Senreve, derived from the French words for “sense” and “dream,” is an affordable luxury goods brand started by Wharton School grad Coral Chen Chung, whose background was in technology and strategy, and Stanford grad Wendy Wen, who started in finance and capital investing for the technology and retail sectors.

The two  not complete strangers to the fashion world. Chung’s prior roles included advising the U.S.-based Prada team before the company’s IPO, as well as working with Chanel, Tory Burch and Nordstrom on data analysis and customer experience SaaS (software as a service). Wen worked with various luxury brands during her tenure at TPG Capital — and that’s where she met De Sole. Both Wen and Chen Chung learned valuable lessons of the luxury goods consumer in those posts. A friend of Wen’s introduced them and they quickly realized they both had similar ideas about the disconnect between luxury brands and Millennials. Wen bluntly called the current supply chain of retail and the manner they addressed the millennial as “antiquated”. Both also felt that established luxury houses were speaking to an older customer, not a digitally focused Millennial.

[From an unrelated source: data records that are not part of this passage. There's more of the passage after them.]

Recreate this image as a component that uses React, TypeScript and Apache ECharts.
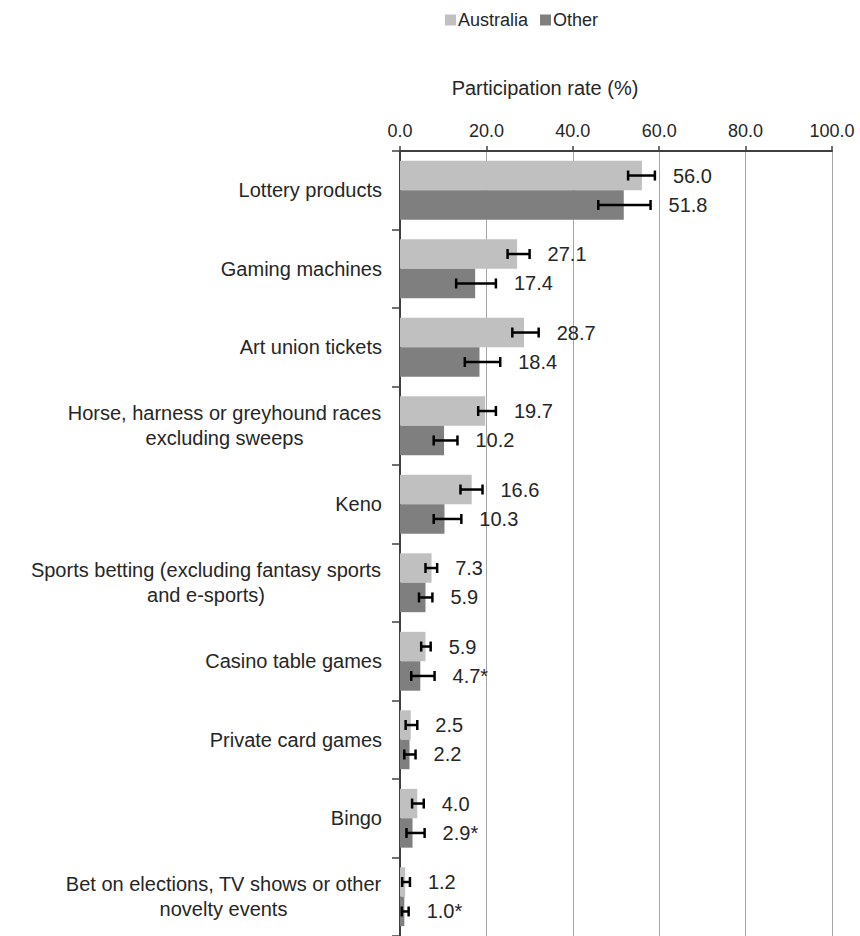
import React, { useEffect, useRef } from "react";
import * as echarts from "echarts";

const categories = [
  "Lottery products",
  "Gaming machines",
  "Art union tickets",
  "Horse, harness or greyhound races\nexcluding sweeps",
  "Keno",
  "Sports betting (excluding fantasy sports\nand e-sports)",
  "Casino table games",
  "Private card games",
  "Bingo",
  "Bet on elections, TV shows or other\nnovelty events",
];
const xTicks = [0, 20, 40, 60, 80, 100];
const australia = [56.0, 27.1, 28.7, 19.7, 16.6, 7.3, 5.9, 2.5, 4.0, 1.2];
const other = [51.8, 17.4, 18.4, 10.2, 10.3, 5.9, 4.7, 2.2, 2.9, 1.0];
const ausLow = [52.8, 24.9, 26.0, 18.1, 14.0, 5.9, 4.9, 1.3, 2.8, 0.5];
const ausHigh = [59.0, 30.0, 32.1, 22.2, 19.1, 8.6, 7.1, 4.0, 5.5, 2.3];
const otherLow = [45.9, 13.0, 15.0, 7.8, 7.8, 4.4, 2.6, 1.0, 1.5, 0.4];
const otherHigh = [58.0, 22.2, 23.2, 13.3, 14.2, 7.5, 8.0, 3.6, 5.7, 2.0];
const ausLabels = ["56.0", "27.1", "28.7", "19.7", "16.6", "7.3", "5.9", "2.5", "4.0", "1.2"];
const otherLabels = ["51.8", "17.4", "18.4", "10.2", "10.3", "5.9", "4.7*", "2.2", "2.9*", "1.0*"];

const FONT = '"Liberation Sans", Arial, sans-serif';
const CAT_FONT_SIZE = 20;

function measure(text: string, size: number): number {
  const c = document.createElement("canvas").getContext("2d");
  if (!c) return text.length * size * 0.5;
  c.font = `${size}px "Liberation Sans", Arial, sans-serif`;
  return c.measureText(text).width;
}

export default function App() {
  const ref = useRef<HTMLDivElement>(null);
  useEffect(() => {
    if (!ref.current) return;
    const chart = echarts.init(ref.current, undefined, { renderer: "svg" });

    const rich: Record<string, any> = {};
    categories.forEach((c, i) => {
      if (c.includes("\n")) {
        const w = Math.max(...c.split("\n").map((l) => measure(l, CAT_FONT_SIZE)));
        rich["m" + i] = {
          width: Math.ceil(w) + 1,
          align: "center",
          fontSize: CAT_FONT_SIZE,
          fontFamily: FONT,
          color: "#262626",
          lineHeight: 25,
        };
      }
    });

    const makeErr = (
      name: string,
      low: number[],
      high: number[],
      labels: string[],
      sign: number
    ) => ({
      type: "custom",
      name,
      z: 5,
      silent: true,
      encode: { x: [1, 2], y: 0 },
      data: low.map((l, i) => [i, l, high[i], labels[i]]),
      renderItem: (params: any, api: any) => {
        const idx = api.value(0);
        const lo = api.coord([api.value(1), idx]);
        const hi = api.coord([api.value(2), idx]);
        const band = api.size([0, 1])[1];
        const barW = (band * 0.75) / 2;
        const y = lo[1] + (sign * barW) / 2;
        const capH = 5;
        const st = { stroke: "#000000", lineWidth: 2.5 };
        return {
          type: "group",
          children: [
            { type: "line", shape: { x1: lo[0], y1: y, x2: hi[0], y2: y }, style: st },
            { type: "line", shape: { x1: lo[0], y1: y - capH, x2: lo[0], y2: y + capH }, style: st },
            { type: "line", shape: { x1: hi[0], y1: y - capH, x2: hi[0], y2: y + capH }, style: st },
            {
              type: "text",
              style: {
                text: labels[idx],
                x: hi[0] + 18,
                y: y,
                fontSize: 20,
                fontFamily: FONT,
                fill: "#262626",
                align: "left",
                verticalAlign: "middle",
              },
            },
          ],
        };
      },
    });

    chart.setOption({
      animation: false,
      backgroundColor: "#ffffff",
      textStyle: { fontFamily: FONT },
      title: {
        text: "Participation rate (%)",
        left: 540,
        top: 73,
        textAlign: "center",
        textStyle: { fontSize: 20, fontWeight: "normal", color: "#262626", fontFamily: FONT },
      },
      legend: {
        data: ["Australia", "Other"],
        top: 6,
        left: 440,
        icon: "rect",
        itemWidth: 11,
        itemHeight: 11,
        itemGap: 12,
        textStyle: { fontSize: 18, color: "#262626", fontFamily: FONT, padding: [0, 0, 0, -3] },
      },
      grid: { left: 400, right: 28, top: 151, bottom: 0, containLabel: false },
      xAxis: {
        type: "value",
        position: "top",
        min: xTicks[0],
        max: xTicks[xTicks.length - 1],
        interval: 20,
        axisLine: { show: true, lineStyle: { color: "#404040", width: 2 } },
        axisTick: { show: true, length: 5, lineStyle: { color: "#404040", width: 1.5 } },
        axisLabel: {
          margin: 11,
          fontSize: 18,
          color: "#262626",
          fontFamily: FONT,
          formatter: (v: number) => v.toFixed(1),
        },
        splitLine: { show: true, lineStyle: { color: "#a6a6a6", width: 1 } },
      },
      yAxis: {
        type: "category",
        inverse: true,
        data: categories,
        axisLine: { show: true, lineStyle: { color: "#404040", width: 2 } },
        axisTick: { show: true, length: 8, lineStyle: { color: "#404040", width: 1.5 } },
        axisLabel: {
          margin: 18,
          fontSize: CAT_FONT_SIZE,
          color: "#262626",
          fontFamily: FONT,
          lineHeight: 25,
          align: "right",
          rich,
          formatter: (value: string, index: number) => {
            if (value.includes("\n")) {
              return value
                .split("\n")
                .map((l) => `{m${index}|${l}}`)
                .join("\n");
            }
            return value;
          },
        },
      },
      series: [
        {
          type: "bar",
          name: "Australia",
          data: australia,
          barGap: "0%",
          barCategoryGap: "25%",
          itemStyle: { color: "#c0c0c0" },
        },
        {
          type: "bar",
          name: "Other",
          data: other,
          barGap: "0%",
          barCategoryGap: "25%",
          itemStyle: { color: "#7f7f7f" },
        },
        makeErr("errAus", ausLow, ausHigh, ausLabels, -1),
        makeErr("errOther", otherLow, otherHigh, otherLabels, 1),
      ],
    });
    return () => chart.dispose();
  }, []);
  return (
    <div
      ref={ref}
      style={{ position: "fixed", left: 0, top: 0, width: 860, height: 936, background: "#fff" }}
    />
  );
}
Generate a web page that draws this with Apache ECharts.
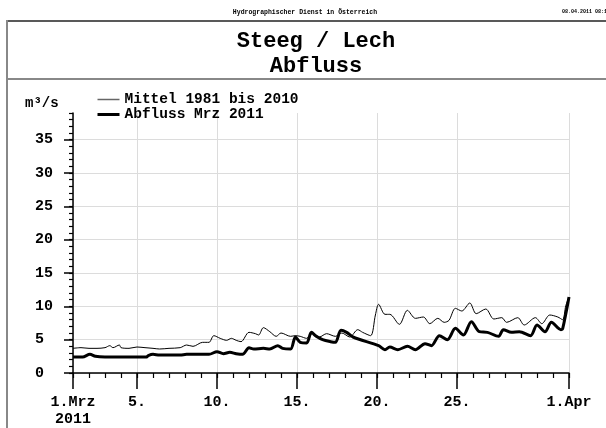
<!DOCTYPE html>
<html>
<head>
<meta charset="utf-8">
<script src="https://cdn.jsdelivr.net/npm/echarts@6/dist/echarts.min.js"></script>
<style>
  html, body { margin: 0; padding: 0; background: #fff; }
  #chart { width: 606px; height: 428px; }
</style>
</head>
<body>
<div id="chart"></div>
<script>
// Abfluss Steeg / Lech, März 2011 — Tage seit 1. März 00:00
const mittelDay = [0, 0.5, 1.0, 1.5, 2.0, 2.3, 2.5, 2.9, 3.0, 3.5, 4.0, 4.5, 5.0, 5.4, 6.0, 6.7, 7.1, 7.5,
  8.1, 8.5, 8.8, 9.2, 9.6, 9.9, 10.2, 10.5, 11.0, 11.4, 11.6, 11.9, 12.3, 12.7, 13.0, 13.6, 13.9,
  14.2, 14.6, 15.0, 15.4, 15.85, 16.4, 16.8, 17.3, 17.8, 18.1, 18.6, 18.9, 19.1, 19.5, 19.8, 20.4,
  20.9, 21.4, 21.9, 22.3, 22.8, 23.2, 23.5, 23.9, 24.3, 24.8, 25.2, 25.8, 26.3, 26.8, 27.1, 27.8,
  28.2, 28.9, 29.3, 29.8, 30.3, 30.6, 30.8, 31.0];
const mittelQ = [3.7, 3.8, 3.7, 3.7, 3.8, 4.1, 3.8, 4.2, 3.8, 3.7, 3.9, 3.8, 3.7, 3.6, 3.7, 3.8, 4.2, 4.0,
  4.6, 4.6, 5.6, 5.2, 4.9, 5.2, 4.9, 4.7, 6.1, 5.9, 5.7, 6.8, 6.2, 5.5, 6.0, 5.5, 5.6,
  5.5, 5.2, 6.0, 5.4, 5.9, 5.5, 6.0, 5.4, 6.5, 6.1, 5.6, 8.7, 10.3, 8.8, 8.8, 7.3,
  9.4, 8.2, 8.4, 7.4, 8.2, 7.6, 7.9, 9.7, 9.3, 10.5, 8.9, 9.6, 8.1, 8.3, 7.6, 8.3,
  7.2, 8.3, 7.4, 8.7, 8.4, 8.0, 10.1, 11.4];

const abflussDay = [0, 0.6, 1.06, 1.4, 2.0, 2.5, 3.0, 3.5, 4.0, 4.6, 4.7, 5.0, 5.4, 6.0, 6.7, 7.1, 7.5,
  8.0, 8.5, 9.0, 9.4, 9.8, 10.2, 10.6, 11.0, 11.3, 11.9, 12.3, 12.8, 13.1, 13.6, 13.9, 14.2, 14.6,
  14.9, 15.2, 15.6, 16.1, 16.4, 16.75, 17.1, 17.5, 19.1, 19.5, 19.8, 20.3, 20.9, 21.4, 22.0, 22.4,
  22.9, 23.4, 23.9, 24.4, 24.9, 25.4, 25.9, 26.6, 26.9, 27.4, 27.9, 28.6, 29.0, 29.5, 29.9, 30.5,
  30.6, 31.0];
const abflussQ = [2.4, 2.4, 2.8, 2.5, 2.4, 2.4, 2.4, 2.4, 2.4, 2.4, 2.6, 2.8, 2.7, 2.7, 2.7, 2.8, 2.8,
  2.8, 2.8, 3.2, 2.9, 3.1, 2.9, 2.8, 3.8, 3.6, 3.7, 3.6, 4.1, 3.7, 3.6, 5.4, 4.6, 4.5,
  6.1, 5.5, 5.0, 4.7, 4.6, 6.4, 6.1, 5.4, 4.1, 3.5, 3.9, 3.5, 4.0, 3.5, 4.4, 4.1,
  5.6, 5.0, 6.7, 5.7, 7.7, 6.2, 6.1, 5.5, 6.5, 6.1, 6.2, 5.6, 7.2, 6.2, 7.6, 6.5,
  6.6, 11.4];

const seriesNames = ['Mittel 1981 bis 2010', 'Abfluss Mrz 2011'];
const xMajorDays = [0, 4, 9, 14, 19, 24, 31];
const xTickLabels = ['1.Mrz\n2011', '5.', '10.', '15.', '20.', '25.', '1.Apr'];
const yTicks = [0, 5, 10, 15, 20, 25, 30, 35];

const MONO = '"Liberation Mono", "DejaVu Sans Mono", monospace';
const GRID = '#dcdcdc';

const zip = (xs, ys) => xs.map((x, i) => [x, ys[i]]);

const chart = echarts.init(document.getElementById('chart'), null, { renderer: 'canvas' });

chart.setOption({
  animation: false,
  backgroundColor: '#fff',
  title: {
    text: 'Steeg / Lech\nAbfluss',
    left: 311,
    top: 24,
    textAlign: 'center',
    textStyle: { fontFamily: MONO, fontWeight: 'bold', fontSize: 22, lineHeight: 25, color: '#000' }
  },
  legend: {
    orient: 'vertical',
    left: 96,
    top: 92,
    itemWidth: 22,
    itemHeight: 10,
    itemGap: 0,
    padding: 0,
    selectedMode: false,
    textStyle: { fontFamily: MONO, fontWeight: 'bold', fontSize: 14.5, lineHeight: 12, color: '#000' },
    data: [
      { name: seriesNames[0], itemStyle: { opacity: 0 }, lineStyle: { color: '#666', width: 1.5 } },
      { name: seriesNames[1], itemStyle: { opacity: 0 }, lineStyle: { color: '#000', width: 3 } }
    ]
  },
  grid: { left: 73, right: 37, top: 113, bottom: 51, containLabel: false },
  xAxis: [
    {
      type: 'value', min: 0, max: 31, interval: 1, position: 'bottom',
      axisLine: { show: true, lineStyle: { color: '#000', width: 1.5 } },
      axisTick: { show: true, length: 5, lineStyle: { color: '#000', width: 1.2 } },
      axisLabel: { show: false },
      splitLine: { show: false }
    },
    {
      type: 'value', min: 0, max: 31, interval: 31, position: 'bottom',
      axisLine: { show: false },
      axisTick: { show: true, length: 16, customValues: xMajorDays, lineStyle: { color: '#000', width: 1.5 } },
      axisLabel: {
        customValues: xMajorDays, margin: 21,
        fontFamily: MONO, fontWeight: 'bold', fontSize: 15, lineHeight: 17, color: '#000',
        formatter: v => xTickLabels[xMajorDays.indexOf(v)] || ''
      },
      splitLine: { show: true, lineStyle: { color: GRID, width: 1 } }
    }
  ],
  yAxis: [
    {
      type: 'value', min: 0, max: 39, interval: 5, position: 'left',
      axisLine: { show: true, lineStyle: { color: '#000', width: 1.5 } },
      axisTick: { show: true, length: 9, customValues: yTicks, lineStyle: { color: '#000', width: 1.5 } },
      axisLabel: {
        customValues: yTicks, align: 'left', margin: 38,
        fontFamily: MONO, fontWeight: 'bold', fontSize: 15, color: '#000'
      },
      splitLine: { show: true, lineStyle: { color: GRID, width: 1 } }
    },
    {
      type: 'value', min: 0, max: 39, interval: 1, position: 'left',
      axisLine: { show: false },
      axisTick: { show: true, length: 4, lineStyle: { color: '#000', width: 1.2 } },
      axisLabel: { show: false },
      splitLine: { show: false }
    }
  ],
  series: [
    {
      name: seriesNames[0], type: 'line', xAxisIndex: 0, yAxisIndex: 0,
      data: zip(mittelDay, mittelQ), symbol: 'none', smooth: 0.3,
      lineStyle: { color: '#000', width: 1 }, itemStyle: { color: '#000' }, z: 3
    },
    {
      name: seriesNames[1], type: 'line', xAxisIndex: 0, yAxisIndex: 0,
      data: zip(abflussDay, abflussQ), symbol: 'none', smooth: 0.3,
      lineStyle: { color: '#000', width: 3 }, itemStyle: { color: '#000' }, z: 4
    }
  ],
  graphic: [
    // page frame
    { type: 'line', shape: { x1: 7, y1: 21, x2: 606, y2: 21 }, style: { stroke: '#222', lineWidth: 1.5 } },
    { type: 'line', shape: { x1: 7, y1: 20, x2: 7, y2: 428 }, style: { stroke: '#888', lineWidth: 2 } },
    { type: 'line', shape: { x1: 7, y1: 79, x2: 606, y2: 79 }, style: { stroke: '#888', lineWidth: 2 } },
    // header line
    {
      type: 'text', x: 305, y: 12,
      style: { text: 'Hydrographischer Dienst in Österreich', fontFamily: MONO, fontWeight: 'bold',
        fontSize: 6.5, fill: '#000', align: 'center', verticalAlign: 'middle' }
    },
    {
      type: 'text', x: 562, y: 12,
      style: { text: '08.04.2011 08:15', fontFamily: MONO, fontWeight: 'bold',
        fontSize: 5, fill: '#000', align: 'left', verticalAlign: 'middle' }
    },
    // unit
    {
      type: 'text', x: 25, y: 103,
      style: { text: 'm³/s', fontFamily: MONO, fontWeight: 'bold', fontSize: 14, fill: '#000',
        align: 'left', verticalAlign: 'middle' }
    }
  ]
});
</script>
</body>
</html>
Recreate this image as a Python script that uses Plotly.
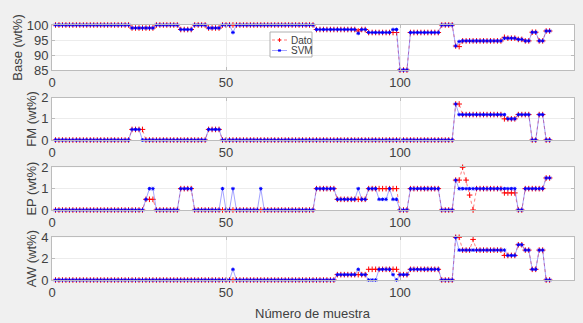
import plotly.graph_objects as go

# ---- data: (value, repeat count) runs, samples 1..143 ----
base_dato_runs = [(100, 22), (99, 7), (100, 7), (98.5, 4), (100, 4), (99, 4), (100, 27),
                  (98.5, 12), (98, 1), (98.5, 2), (97.5, 9), (85, 3), (97.5, 9), (100, 4),
                  (93, 1), (92.8, 1), (94.7, 12), (95.9, 1), (95.6, 3), (95.2, 2), (94.7, 2),
                  (97.6, 2), (94.7, 2), (98, 2)]
base_svm_runs = [(100, 22), (99, 7), (100, 7), (98.5, 4), (100, 4), (99, 4), (100, 3),
                 (97.5, 1), (100, 23), (98.5, 12), (97.2, 1), (98.5, 2), (97.5, 7), (98.5, 2),
                 (85, 3), (97.5, 9), (100, 4), (93, 1), (94.5, 1), (94.7, 12), (95.6, 4),
                 (95.2, 2), (94.7, 2), (97.6, 2), (94.7, 2), (98, 2)]

fm_dato_runs = [(0, 22), (0.5, 4), (0, 18), (0.5, 4), (0, 67), (1.7, 2), (1.2, 12),
                (1.0, 4), (1.2, 4), (0, 2), (1.2, 2), (0, 2)]
fm_svm_runs = [(0, 22), (0.5, 3), (0, 19), (0.5, 4), (0, 67), (1.7, 1), (1.2, 14),
               (1.0, 3), (1.2, 4), (0, 2), (1.2, 2), (0, 2)]

ep_dato_runs = [(0, 26), (0.5, 3), (0, 7), (1, 4), (0, 35), (1, 6), (0.5, 9), (1, 9),
                (0, 3), (1, 9), (0, 4), (1.4, 2), (2, 1), (1.4, 1), (0.7, 1), (0, 1),
                (1, 8), (0.8, 4), (0, 2), (1, 6), (1.5, 2)]
ep_svm_runs = [(0, 26), (0.5, 1), (1, 2), (0, 7), (1, 4), (0, 8), (1, 1), (0, 2), (1, 1),
               (0, 7), (1, 1), (0, 15), (1, 6), (0.5, 6), (1, 1), (0.5, 2), (1, 3),
               (0.5, 3), (1, 1), (0.5, 2), (0, 3), (1, 9), (0, 4), (1.4, 1), (1, 17),
               (0, 2), (1, 6), (1.5, 2)]

aw_dato_runs = [(0, 81), (0.5, 9), (1, 9), (0.5, 3), (1, 9), (0, 4), (4, 2), (2.8, 3),
                (3.8, 1), (2.8, 8), (2.3, 4), (3.3, 2), (2.8, 2), (1, 2), (2.8, 2), (0, 2)]
aw_svm_runs = [(0, 51), (1, 1), (0, 29), (0.5, 6), (1, 1), (0.5, 2), (0, 3), (1, 4),
               (0.5, 1), (0, 1), (0.5, 3), (1, 9), (0, 4), (4, 1), (2.8, 14), (2.3, 3),
               (3.3, 2), (2.8, 2), (1, 2), (2.8, 2), (0, 2)]

panel_titles = ["Base (wt%)", "FM (wt%)", "EP (wt%)", "AW (wt%)"]
panel_ranges = [[85, 100], [0, 2], [0, 2], [0, 4]]
panel_ticks = [[85, 90, 95, 100], [0, 1, 2], [0, 1, 2], [0, 2, 4]]
x_ticks = [0, 50, 100, 150]
x_title = "Número de muestra"
series_names = ["Dato", "SVM"]


def expand(runs):
    out = []
    for v, c in runs:
        out += [v] * c
    return out


panels = [(expand(base_dato_runs), expand(base_svm_runs)),
          (expand(fm_dato_runs), expand(fm_svm_runs)),
          (expand(ep_dato_runs), expand(ep_svm_runs)),
          (expand(aw_dato_runs), expand(aw_svm_runs))]
samples = list(range(1, len(panels[0][0]) + 1))

FONT = "Liberation Sans, Arial, sans-serif"
TXT = "#404040"
RED_LINE = "rgba(255,70,70,0.7)"
RED_MK = "rgba(255,0,0,0.85)"
BLUE_LINE = "rgba(90,90,255,0.55)"
BLUE_MK = "rgba(0,0,255,0.9)"

fig = go.Figure()
for i, (dato, svm) in enumerate(panels):
    k = "" if i == 0 else str(i + 1)
    fig.add_trace(go.Scatter(
        x=samples, y=dato, xaxis="x" + k, yaxis="y" + k, mode="lines+markers",
        name=series_names[0], showlegend=False, cliponaxis=False,
        line=dict(color=RED_LINE, width=1, dash="dot"),
        marker=dict(symbol="cross-thin-open", size=4, color="red",
                    line=dict(color=RED_MK, width=1))))
    fig.add_trace(go.Scatter(
        x=samples, y=svm, xaxis="x" + k, yaxis="y" + k, mode="lines+markers",
        name=series_names[1], showlegend=False, cliponaxis=False,
        line=dict(color=BLUE_LINE, width=1),
        marker=dict(symbol="asterisk-open", size=3, color="blue",
                    line=dict(color=BLUE_MK, width=1))))

# ---- layout: four stacked panels ----
W, H = 583, 323
ML, MR, MT, MB = 52, 9, 25, 43
PW, PH = W - ML - MR, H - MT - MB
domains = [[0.8235, 1.0], [0.549, 0.715], [0.2745, 0.442], [0.0, 0.1675]]

axis_common = dict(showline=True, mirror="ticks", linecolor="#bcbcbc", linewidth=1,
                   ticks="inside", ticklen=3, tickcolor="#bcbcbc", showgrid=True,
                   gridcolor="#ececec", zeroline=False, automargin=False,
                   tickfont=dict(family=FONT, size=13, color=TXT))

layout = dict(width=W, height=H, paper_bgcolor="#f0f0f0", plot_bgcolor="white",
              margin=dict(l=ML, r=MR, t=MT, b=MB, autoexpand=False),
              font=dict(family=FONT, color=TXT), showlegend=False)
for i in range(4):
    k = "" if i == 0 else str(i + 1)
    xa = dict(axis_common, domain=[0, 1], range=[0, 150], tickvals=x_ticks,
              anchor="y" + k)
    ya = dict(axis_common, domain=domains[i], range=panel_ranges[i],
              tickvals=panel_ticks[i], anchor="x" + k,
              title=dict(text=panel_titles[i], font=dict(family=FONT, size=13, color=TXT),
                         standoff=1))
    layout["xaxis" + k] = xa
    layout["yaxis" + k] = ya
fig.update_layout(**layout)


def px(x):  # pixel -> paper x
    return (x - ML) / PW


def py(y):  # pixel -> paper y
    return (H - MB - y) / PH


# x-axis title under the bottom panel
fig.add_annotation(x=0.5, y=py(313), xref="paper", yref="paper", text=x_title,
                   showarrow=False, xanchor="center", yanchor="middle",
                   font=dict(family=FONT, size=13, color=TXT))

# ---- compact MATLAB-style legend box (inside the Base panel) ----
shapes = [dict(type="rect", xref="paper", yref="paper", x0=px(270), x1=px(312),
               y0=py(57), y1=py(32), fillcolor="white",
               line=dict(color="#b0b0b0", width=1), layer="above")]
rows = [(40, RED_LINE, "dot", RED_MK, "cross"), (50.5, BLUE_LINE, "solid", BLUE_MK, "star")]
for (yy, lc, dash, mc, kind), name in zip(rows, series_names):
    shapes.append(dict(type="line", xref="paper", yref="paper", x0=px(272), x1=px(287),
                       y0=py(yy), y1=py(yy), line=dict(color=lc, width=1, dash=dash),
                       layer="above"))
    segs = [(-2, 0, 2, 0), (0, -2, 0, 2)]
    if kind == "star":
        segs = [(-1.6, 0, 1.6, 0), (-0.9, -1.5, 0.9, 1.5), (-0.9, 1.5, 0.9, -1.5)]
    for a, b, c, d in segs:
        shapes.append(dict(type="line", xref="paper", yref="paper",
                           xsizemode="pixel", ysizemode="pixel",
                           xanchor=px(279.5), yanchor=py(yy),
                           x0=a, y0=b, x1=c, y1=d, line=dict(color=mc, width=1),
                           layer="above"))
    fig.add_annotation(x=px(288.5), y=py(yy), xref="paper", yref="paper", text=name,
                       showarrow=False, xanchor="left", yanchor="middle",
                       font=dict(family=FONT, size=10, color=TXT))
fig.update_layout(shapes=shapes)
fig.write_html("out.html")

Besides, neither could find a bag they really wanted to carry to work that also could store their laptops. They were Celine and Fendi customers but felt those bags were too heavy once filled, so they would resort to more practical and functional bags such as Longchamp and Tumi, the latter a source of embarrassment to Chen Chung when she showed up to meetings with her fashion retail clients. “We shouldn’t have to make trade-offs or compromises between what is luxurious and what is practical” she said, a belief that serves as a company motto of sorts.

De Sole was among several industry experts such as JetBlue chairman Joel Peterson, Clement Kwan, former President of Yoox Net a Porter and Paul Deneve former chief executive officer of Saint Laurent who were instrumental in getting the project off the ground. Coincidentally, another connection led the company to hire a handbag designer who formerly worked with Tom Ford at Gucci. The bags are made in factories in Italy that also produce for Balenciaga and Fendi. The team also rounded up some angel investors for the funds to get it off the ground. In keeping with the Millennial price tolerance, the line doesn’t top $1,000.

The launch consists of two key styles, the Doctor and the Maestra. Convertibility is key; a long adjustable shoulder strap allows the large top-handle satchel to be carried as a shoulder bag or backpack. Bags made from pebbled leather also feature removable suede inner pouches that make transferring products from one bag to another easy. It weighs about two pounds empty, compared with an average of four or five pounds for similar size bags, and features specially sized compartments for sunglasses, passports and phones. Industry veterans Emily Holt and Rickie De Sole also advise Wen and Chen Chung on product and marketing.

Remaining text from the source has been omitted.